Sounders have rare chance to repeat as MLS champions

Seattle Sounders goaltender Stefan Frei answers a question as forward Clint Dempsey listens during a news conference in Toronto, Thursday Dec. 7, 2017. The Sounders face Toronto FC on Saturday in the MLS Cup soccer final. (Frank Gunn/The Canadian Press via AP)

A second straight MLS cup title would put Seattle on another level in American soccer

TUKWILA, Wash. — In the immediate aftermath of winning their first MLS Cup title a year ago, the Seattle Sounders started to plan long term.

After playing all the way into December, the Sounders knew the challenge of trying to make it back to the playoffs in 2017, let alone contend for another title, with a short, limited offseason. They also had evidence of how tough it was as the 2015 finalists — Portland and Columbus — both missed the playoffs in 2016.

The Sounders stuck to their plan early in the season even if it meant resting players and possibly giving away some early matches. But those decisions, combined with some key additions during the summer transfer window, have helped put Seattle back in the MLS Cup final against Toronto with a chance to do what few teams in league history have accomplished: repeat as champions.

"We know for reigning champions it's extremely difficult to reach the playoffs again, let alone repeat," goalkeeper Stefan Frei said. "For us to have a chance to do that is massive."

A win on Saturday would raise Seattle to another level in North American soccer. They're already highly regarded for their fan support and one of the most successful expansion launches in pro sports. They've won multiple U.S. Open Cup titles and last year added the desired star to their crest with their first league championship.

But a victory over Toronto would make Seattle just the fourth team in league history to repeat. D.C. United won the first two titles in league history. Houston won consecutive titles in 2006-07 and Los Angeles went back-to-back in 2011-12.

"I think we're at the point now where we're starting to get in that elite level of clubs in MLS. I think the league and people from the outside are starting to notice that since (2009) we've reached the playoffs every time, we've consistently grabbed trophies, we've consistently found ourselves competing for trophies," Frei said. "And even though we may be a young team compared to some of the original ones we're starting to fill the cabinet with trophies. I think being able to achieve something like the L.A. Galaxy did winning back-to-back would definitely cement us in that elite class."

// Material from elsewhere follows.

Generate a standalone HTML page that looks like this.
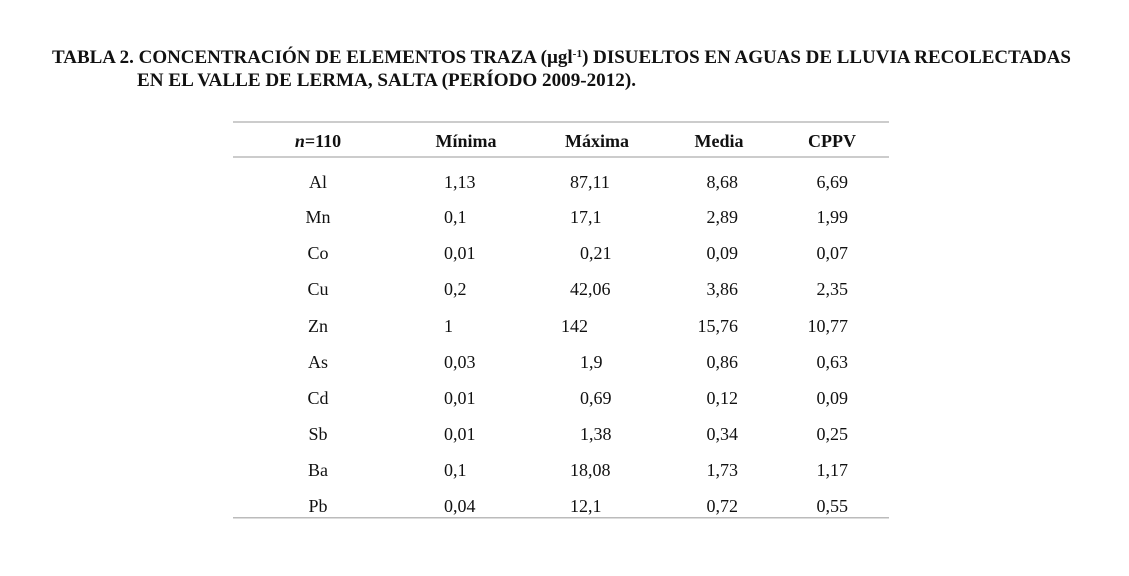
<!DOCTYPE html>
<html><head><meta charset="utf-8"><style>
html,body{margin:0;padding:0;background:#fff;}
svg{display:block;}
text{font-family:"Liberation Serif",serif;fill:#111;}
</style></head><body>
<svg width="1129" height="576" viewBox="0 0 1129 576">
<text x="52" y="63" font-size="18.5" font-weight="bold" textLength="1019" lengthAdjust="spacingAndGlyphs">TABLA 2. CONCENTRACIÓN DE ELEMENTOS TRAZA (µgl<tspan font-size="11" dy="-6">-1</tspan><tspan dy="6">) DISUELTOS EN AGUAS DE LLUVIA RECOLECTADAS</tspan></text>
<text x="137" y="86" font-size="18.5" font-weight="bold" textLength="499" lengthAdjust="spacingAndGlyphs">EN EL VALLE DE LERMA, SALTA (PERÍODO 2009-2012).</text>
<rect x="233" y="121" width="656" height="2" fill="#ccc"/>
<rect x="233" y="156" width="656" height="2" fill="#ccc"/>
<rect x="233" y="517" width="656" height="1.5" fill="#bbb"/>
<g font-size="18" font-weight="bold">
<text x="318" y="147" text-anchor="middle"><tspan font-style="italic">n</tspan>=110</text>
<text x="466" y="147" text-anchor="middle">Mínima</text>
<text x="597" y="147" text-anchor="middle">Máxima</text>
<text x="719" y="147" text-anchor="middle">Media</text>
<text x="832" y="147" text-anchor="middle">CPPV</text>
</g>
<g font-size="18">
<text x="318" y="188" text-anchor="middle">Al</text><text x="444" y="188">1,13</text><text x="570" y="188">87,11</text><text x="738" y="188" text-anchor="end">8,68</text><text x="848" y="188" text-anchor="end">6,69</text>
<text x="318" y="223" text-anchor="middle">Mn</text><text x="444" y="223">0,1</text><text x="570" y="223">17,1</text><text x="738" y="223" text-anchor="end">2,89</text><text x="848" y="223" text-anchor="end">1,99</text>
<text x="318" y="259" text-anchor="middle">Co</text><text x="444" y="259">0,01</text><text x="580" y="259">0,21</text><text x="738" y="259" text-anchor="end">0,09</text><text x="848" y="259" text-anchor="end">0,07</text>
<text x="318" y="295" text-anchor="middle">Cu</text><text x="444" y="295">0,2</text><text x="570" y="295">42,06</text><text x="738" y="295" text-anchor="end">3,86</text><text x="848" y="295" text-anchor="end">2,35</text>
<text x="318" y="332" text-anchor="middle">Zn</text><text x="444" y="332">1</text><text x="561" y="332">142</text><text x="738" y="332" text-anchor="end">15,76</text><text x="848" y="332" text-anchor="end">10,77</text>
<text x="318" y="368" text-anchor="middle">As</text><text x="444" y="368">0,03</text><text x="580" y="368">1,9</text><text x="738" y="368" text-anchor="end">0,86</text><text x="848" y="368" text-anchor="end">0,63</text>
<text x="318" y="404" text-anchor="middle">Cd</text><text x="444" y="404">0,01</text><text x="580" y="404">0,69</text><text x="738" y="404" text-anchor="end">0,12</text><text x="848" y="404" text-anchor="end">0,09</text>
<text x="318" y="440" text-anchor="middle">Sb</text><text x="444" y="440">0,01</text><text x="580" y="440">1,38</text><text x="738" y="440" text-anchor="end">0,34</text><text x="848" y="440" text-anchor="end">0,25</text>
<text x="318" y="476" text-anchor="middle">Ba</text><text x="444" y="476">0,1</text><text x="570" y="476">18,08</text><text x="738" y="476" text-anchor="end">1,73</text><text x="848" y="476" text-anchor="end">1,17</text>
<text x="318" y="512" text-anchor="middle">Pb</text><text x="444" y="512">0,04</text><text x="570" y="512">12,1</text><text x="738" y="512" text-anchor="end">0,72</text><text x="848" y="512" text-anchor="end">0,55</text>
</g>
</svg>
</body></html>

Repeating has been a rarity in the league's 22 seasons. The back-to-back titles by Los Angeles earlier this decade may be the most impressive because they came at a time when the league was expanding rapidly and there was more parity in the league.

That's why Seattle and Toronto making it back to the final for the second straight year is such a notable accomplishment. Between league play, domestic competitions, international call-ups and a variety of other obstacles, both have enough depth and talent to stand out.

"There are a lot of teams that are even because of the way the league is set up, salary cap situations for teams. I just feel like there are a lot of teams that are pretty close to each other," Seattle forward Clint Dempsey said. "It's not like there is one team that has an opportunity to really go and get a ton of players and have a huge salary cap to try and push themselves away from everybody else like you see in the other leagues. It's a good league, we have a great team and I think the organization has done a great job of providing depth for this team but also an attractive style of soccer for the fans to watch."

There's also Seattle's sports history. Both the Seattle Seahawks and Seattle SuperSonics played in consecutive championships, yet neither was able to pull off two straight titles. The Sonics lost to the Washington Bullets in 1978, but beat them in 1979. The Seahawks won the Super Bowl in 2014 and were on the verge of winning the following season before a famous late interception against New England cost Seattle a second straight title.

"We're living in a really cool moment because what happened last year is special and what is happening this year is special," coach Brian Schmetzer said. "We still have one more game to go. We're going to do our best to put out a good performance and we'll see which team wins."

NOTES: The Sounders have ruled out midfielder Osvaldo Alonso for Saturday's final. Alonso has been bothered by a quadriceps injury and has played in just one game since September. Alonso was a key in last year's final, harassing Toronto star Sebastian Giovinco and helping Seattle keep Toronto scoreless through regulation and extra time.